**What you are asked to do**: Only the lines from the start of the data through the line containing "Sans Narrow', 'DejaVu" should be written out, exactly as they are, with both ends included and the pictures left out.

**Data provided**:

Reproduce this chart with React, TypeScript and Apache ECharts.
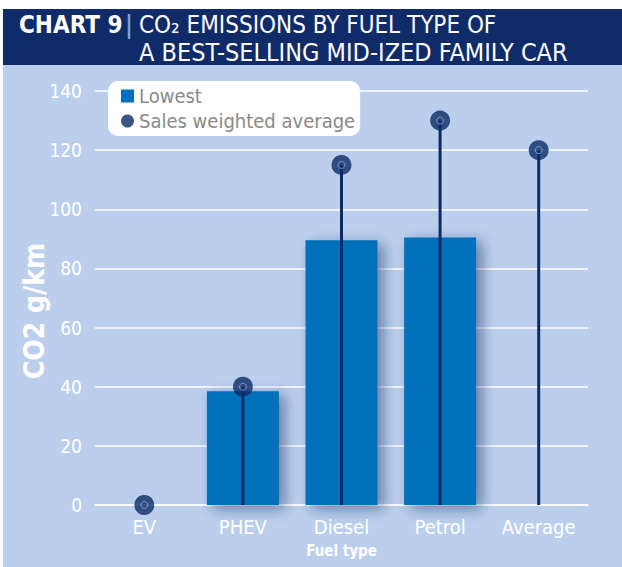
import React, { useEffect, useRef } from "react";
import * as echarts from "echarts";

const categories = ["EV", "PHEV", "Diesel", "Petrol", "Average"];
const lowest = [null, 38.5, 89.5, 90.5, null];
const salesWeighted = [0, 40, 115, 130, 120];
const yTicks = { min: 0, max: 140, interval: 20 };

const NAVY = "#0c2b66";
const BAR = "#006fbb";
const BG = "#bbcfec";
const FONT = "'Liberation Sans Narrow', 'DejaVu Sans Condensed', 'Liberation Sans', sans-serif";

export default function App() {
  const ref = useRef<HTMLDivElement>(null);
  useEffect(() => {
    document.body.style.margin = "0";
    const chart = echarts.init(ref.current!, null, { renderer: "svg" });
    chart.setOption({
      animation: false,
      backgroundColor: "#ffffff",
      textStyle: { fontFamily: FONT },
      graphic: [
        { type: "rect", z: -10, shape: { x: 3, y: 9, width: 619, height: 56 }, style: { fill: "#0f2b68" } },
        { type: "rect", z: -10, shape: { x: 3, y: 65, width: 619, height: 502 }, style: { fill: BG } },
        {
          type: "text", x: 19, y: 25, z: 10,
          style: { text: "CHART 9", fontFamily: FONT, fontWeight: "bold", fontSize: 24, fill: "#ffffff", verticalAlign: "middle" },
        },
        {
          type: "text", x: 125, y: 25, z: 10,
          style: { text: "|", fontFamily: FONT, fontWeight: "bold", fontSize: 24, fill: "#7ea3dc", verticalAlign: "middle" },
        },
        {
          type: "text", x: 139, y: 25, z: 10,
          style: { text: "CO₂ EMISSIONS BY FUEL TYPE OF", fontFamily: FONT, fontSize: 24, fill: "#ffffff", verticalAlign: "middle" },
        },
        {
          type: "text", x: 139, y: 52, z: 10,
          style: { text: "A BEST-SELLING MID-IZED FAMILY CAR", fontFamily: FONT, fontSize: 25, fill: "#ffffff", verticalAlign: "middle" },
        },
      ],
      legend: {
        left: 108, top: 81, orient: "vertical",
        backgroundColor: "#ffffff", borderRadius: 10,
        padding: [5, 5, 5, 13], itemGap: 5, itemWidth: 13, itemHeight: 13,
        textStyle: { color: "#8a8a8a", fontSize: 20, fontFamily: FONT },
        data: [
          { name: "Lowest", icon: "rect" },
          { name: "Sales weighted average", icon: "circle" },
        ],
      },
      grid: { left: 95, right: 34, top: 91, bottom: 62 },
      xAxis: {
        type: "category", data: categories,
        name: "Fuel type", nameLocation: "middle", nameGap: 38,
        nameTextStyle: { color: "#ffffff", fontWeight: "bold", fontSize: 15, fontFamily: FONT },
        axisLine: { lineStyle: { color: "#ffffff", width: 1.5 } },
        axisTick: { alignWithLabel: true, length: 7, lineStyle: { color: "#ffffff" } },
        axisLabel: { color: "#ffffff", fontSize: 20, margin: 12, fontFamily: FONT },
      },
      yAxis: {
        type: "value", ...yTicks,
        name: "CO2 g/km", nameLocation: "middle", nameGap: 47, nameRotate: 90,
        nameMoveOverlap: false,
        nameTextStyle: { color: "#ffffff", fontWeight: "bold", fontSize: 28, fontFamily: FONT, padding: [0, 26, 0, 0] },
        axisLine: { show: false }, axisTick: { show: false },
        axisLabel: { color: "#ffffff", fontSize: 19, margin: 13, fontFamily: FONT },
        splitLine: { lineStyle: { color: "#ffffff", width: 1.5 } },
      },
      series: [
        {
          name: "Lowest", type: "bar", data: lowest, barWidth: "73%", z: 2,
          itemStyle: {
            color: BAR, shadowBlur: 14, shadowOffsetX: 6, shadowOffsetY: 4,
            shadowColor: "rgba(20,40,100,0.5)",
          },
        },
        {
          name: "stem", type: "custom", z: 3, clip: false,
          data: salesWeighted.map((v, i) => [i, v]),
          renderItem: (params: any, api: any) => {
            const b = api.coord([api.value(0), 0]);
            const t = api.coord([api.value(0), api.value(1)]);
            return {
              type: "line",
              shape: { x1: b[0], y1: b[1], x2: t[0], y2: t[1] },
              style: { stroke: NAVY, lineWidth: 3 },
            };
          },
        },
        {
          name: "Sales weighted average", type: "scatter", data: salesWeighted,
          symbol: "circle", symbolSize: 20, z: 4, clip: false,
          itemStyle: { color: NAVY },
        },
        {
          name: "inner", type: "scatter", data: salesWeighted,
          symbol: "circle", symbolSize: 7, z: 5, clip: false, silent: true,
          itemStyle: { color: "rgba(0,0,0,0)", borderColor: "#8fa8d8", borderWidth: 1 },
        },
      ],
    });
    return () => chart.dispose();
  }, []);
  return <div ref={ref} style={{ width: 622, height: 567 }} />;
}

**Solution below**:
Reproduce this chart with React, TypeScript and Apache ECharts.
import React, { useEffect, useRef } from "react";
import * as echarts from "echarts";

const categories = ["EV", "PHEV", "Diesel", "Petrol", "Average"];
const lowest = [null, 38.5, 89.5, 90.5, null];
const salesWeighted = [0, 40, 115, 130, 120];
const yTicks = { min: 0, max: 140, interval: 20 };

const NAVY = "#0c2b66";
const BAR = "#006fbb";
const BG = "#bbcfec";
const FONT = "'Liberation Sans Narrow', 'DejaVu Sans Condensed', 'Liberation Sans', sans-serif";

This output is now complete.